RSS technology is a wonderful thing once you realize what it can do. Note that I didn’t say how it does it, you don’t really need to know that because of the cadre of drag and drop tools out there.

RSS toys and adoption have evolved greatly over the last few years and the current set of tools present organizations with a rich set of options for creating and molding custom information portals right down to the customer or employee function level.

RSS Readers

One of the first RSS tools that many techies and technophobes alike became familiar with when blogs took off was the RSS Reader. Some of the more popular ones such as 
Google Reader and Bloglines allow you to subscribe to dozens of blog feeds and visit a single page in order to view the content from all of the blogs you like to follow.

This was such a great way for people to keep track and follow content as it changed, often daily.

RSS and Search

As RSS technology became popular just about every online tool started to offer some form of it. In addition to blogs, now calendars, to-do lists and specific search phrases produce RSS feeds and can therefore be subscribed to with an RSS reader. 

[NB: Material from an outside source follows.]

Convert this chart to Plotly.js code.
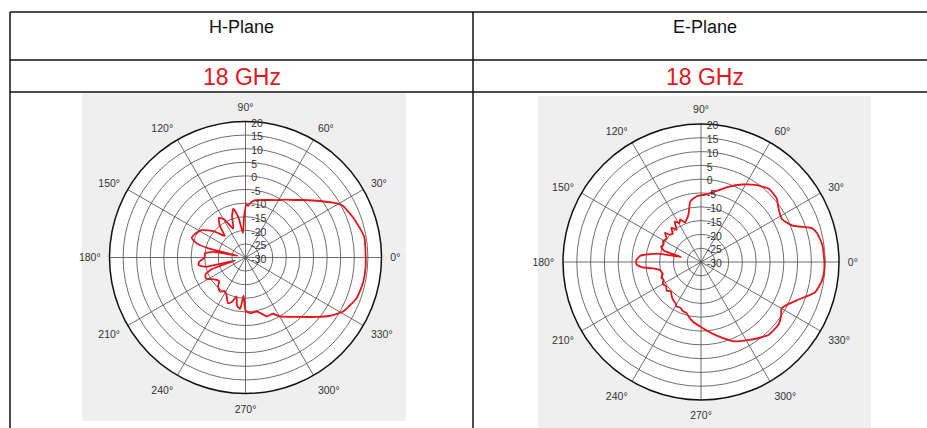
<!DOCTYPE html>
<html>
<head>
<meta charset="utf-8">
<script src="https://cdn.plot.ly/plotly-3.0.1.min.js"></script>
<style>html,body{margin:0;padding:0;background:#fff;}#chart{width:927px;height:428px;}</style>
</head>
<body>
<div id="chart"></div>
<script>
// ---- data ----
const columnTitles = ["H-Plane", "E-Plane"];
const frequencyLabel = "18 GHz";

const hTheta = [0, 10, 20, 28, 32, 40, 45, 50, 55, 60, 70, 80, 84, 87, 89, 92, 96, 100, 104, 108, 113, 119, 124, 129, 134, 140, 148, 155, 160, 164, 166, 168, 170, 174, 180, 185, 189, 193, 196, 199, 203, 208, 215, 222, 226, 233, 238, 243, 249, 253, 257, 260, 264, 267, 270, 275, 282, 290, 296, 300, 310, 320, 325, 331, 340, 348, 355, 360];
const hGain  = [14.2, 14.3, 12.3, 10.5, 8, 2.6, -0.1, -2.4, -4, -5.6, -7.5, -8.6, -9.5, -11, -10.5, -15, -21, -15, -11.5, -14, -18.5, -14, -12.5, -15, -19, -15, -11, -9.5, -9, -11.5, -16, -27, -18, -15, -15, -13, -12.5, -15, -26, -17, -14, -13.5, -16, -17, -15.5, -14.3, -15.5, -14.6, -12, -13, -15.3, -12, -11, -16, -10.5, -9.4, -9.7, -7, -7, -5, -1.5, 4, 7.5, 11, 13.5, 14.2, 14.3, 14.2];

const eTheta = [0, 8, 14, 17, 19, 22, 28, 34, 40, 47, 55, 62, 70, 79, 87, 93, 100, 104, 106, 112, 116, 119, 123, 127, 131, 135, 139, 141, 146, 151, 156, 159, 163, 166, 169, 174, 178, 182, 185, 188, 191, 197, 202, 205, 210, 215, 220, 224, 228, 233, 238, 241, 246, 250, 254, 258, 263, 269, 275, 281, 287, 293, 301, 307, 313, 321, 326, 330, 334, 339, 345, 351, 355, 360];
const eGain  = [14.7, 14.4, 13.3, 12, 9, 5.5, 3.2, 4, 5.8, 6.2, 4.1, 1.8, -1, -4, -5.6, -6, -7.7, -11.7, -12.8, -14.5, -12.8, -13.9, -12.5, -15.3, -13.6, -15.5, -14.9, -13.2, -15, -14.3, -15, -14.5, -16, -22.6, -14, -8, -6.6, -6.6, -8.5, -13, -14.8, -15.5, -14.5, -15, -14, -14.6, -13.8, -14.8, -14, -13, -12.5, -11.6, -11.8, -11, -10.8, -9.5, -8, -6.7, -5, -3.1, -1, 1.2, 3, 4.5, 6, 6.1, 5, 3.7, 5, 7.9, 12.7, 14.3, 14.7, 14.7];

const radialTicks = [-30, -25, -20, -15, -10, -5, 0, 5, 10, 15, 20];
const angleTicks = [0, 30, 60, 90, 120, 150, 180, 210, 240, 270, 300, 330];

// ---- geometry helpers (pixel -> paper) ----
const W = 927, H = 428;
const px = x => x / W;
const py = y => 1 - y / H;

const RED = '#e8141c';
const GRID = '#4a4a4a';
const FONT = 'Liberation Sans, Arial, sans-serif';

function polarCfg(cx, cy, r) {
  return {
    domain: { x: [px(cx - r), px(cx + r)], y: [py(cy + r), py(cy - r)] },
    bgcolor: '#ffffff',
    radialaxis: {
      range: [-30, 20], tickvals: radialTicks, ticktext: radialTicks.map(String),
      angle: 90, side: 'clockwise', showline: false, ticks: '',
      gridcolor: GRID, gridwidth: 0.8,
      tickfont: { family: FONT, size: 10.5, color: '#333' }
    },
    angularaxis: {
      direction: 'counterclockwise', rotation: 0,
      tickvals: angleTicks, ticktext: angleTicks.map(a => a + '°'),
      ticks: 'outside', ticklen: 6, tickcolor: 'rgba(0,0,0,0)',
      showline: true, linecolor: '#111', linewidth: 1.5,
      gridcolor: GRID, gridwidth: 0.8,
      tickfont: { family: FONT, size: 10.5, color: '#333' }
    }
  };
}

const traces = [
  { type: 'scatterpolar', mode: 'lines', theta: hTheta, r: hGain, subplot: 'polar',
    line: { color: RED, width: 1.8, shape: 'spline', smoothing: 0.5 }, hoverinfo: 'skip' },
  { type: 'scatterpolar', mode: 'lines', theta: eTheta, r: eGain, subplot: 'polar2',
    line: { color: RED, width: 1.8, shape: 'spline', smoothing: 0.5 }, hoverinfo: 'skip' }
];

const lineStyle = { color: '#111', width: 1.5 };
const shapes = [
  { type: 'rect', xref: 'paper', yref: 'paper', x0: px(82), x1: px(406), y0: py(421), y1: py(93), fillcolor: '#efefef', line: { width: 0 }, layer: 'below' },
  { type: 'rect', xref: 'paper', yref: 'paper', x0: px(538), x1: px(871), y0: py(428), y1: py(96), fillcolor: '#efefef', line: { width: 0 }, layer: 'below' },
  { type: 'line', xref: 'paper', yref: 'paper', x0: px(10), x1: 1, y0: py(12), y1: py(12), line: lineStyle },
  { type: 'line', xref: 'paper', yref: 'paper', x0: px(10), x1: 1, y0: py(60), y1: py(60), line: lineStyle },
  { type: 'line', xref: 'paper', yref: 'paper', x0: px(10), x1: 1, y0: py(92), y1: py(92), line: lineStyle },
  { type: 'line', xref: 'paper', yref: 'paper', x0: px(10), x1: px(10), y0: py(12), y1: 0, line: lineStyle },
  { type: 'line', xref: 'paper', yref: 'paper', x0: px(473), x1: px(473), y0: py(12), y1: 0, line: lineStyle }
];

const headFont = { family: FONT, size: 18, color: '#111' };
const freqFont = { family: FONT, size: 23, color: RED };
const annotations = [
  { text: columnTitles[0], x: px(241.5), y: py(27), xref: 'paper', yref: 'paper', showarrow: false, font: headFont, xanchor: 'center', yanchor: 'middle' },
  { text: columnTitles[1], x: px(704.5), y: py(27), xref: 'paper', yref: 'paper', showarrow: false, font: headFont, xanchor: 'center', yanchor: 'middle' },
  { text: frequencyLabel, x: px(241.5), y: py(77), xref: 'paper', yref: 'paper', showarrow: false, font: freqFont, xanchor: 'center', yanchor: 'middle' },
  { text: frequencyLabel, x: px(705), y: py(77), xref: 'paper', yref: 'paper', showarrow: false, font: freqFont, xanchor: 'center', yanchor: 'middle' }
];

const layout = {
  width: W, height: H,
  margin: { l: 0, r: 0, t: 0, b: 0 },
  paper_bgcolor: '#ffffff',
  showlegend: false,
  polar: polarCfg(245.5, 257.5, 136),
  polar2: polarCfg(701, 262, 138),
  shapes: shapes,
  annotations: annotations
};

Plotly.newPlot('chart', traces, layout, { staticPlot: true, displayModeBar: false });
</script>
</body>
</html>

With this form of RSS use, readers could follow schedules, news alerts and brand mentions on sites such as twitter and in blog comments.

RSS Mashups

With so much information being produced online today the use of RSS technology has become an essential way to monitor every aspect of business.

By using an RSS Mashup tool such as 
Yahoo Pipes, organizations can easily combine numerous sources of information into a single RSS feed and easily display the results of this feed on a single web page or as a daily email digest.

What this means is that businesses that take advantage of these tools have the ability to create custom RSS feeds that, for example: 

Scour the Internet for any mention of a brand’s name, products, people or competitors and present this information in one tidy package.

Create feeds of blogs, searches and sources of interest to specific clients or groups of clients and offer this filtered information as a customer service.

Create and easily add and delete sources of “must read” content for the sales team by changing the source feeds and not what they subscribe to.

Compile a single feed of an organization’s most important journalists as a way to stay on top of what they are covering.

Build a feed that listens for any local trigger phases, like “my server is down again” on social media sites thereby producing leads for the sales team.

RSS technology will certainly evolve even more, but for now, companies that take the time to understand just enough about how to use this Internet plumbing may keep the tap flowing far greater than their competitors.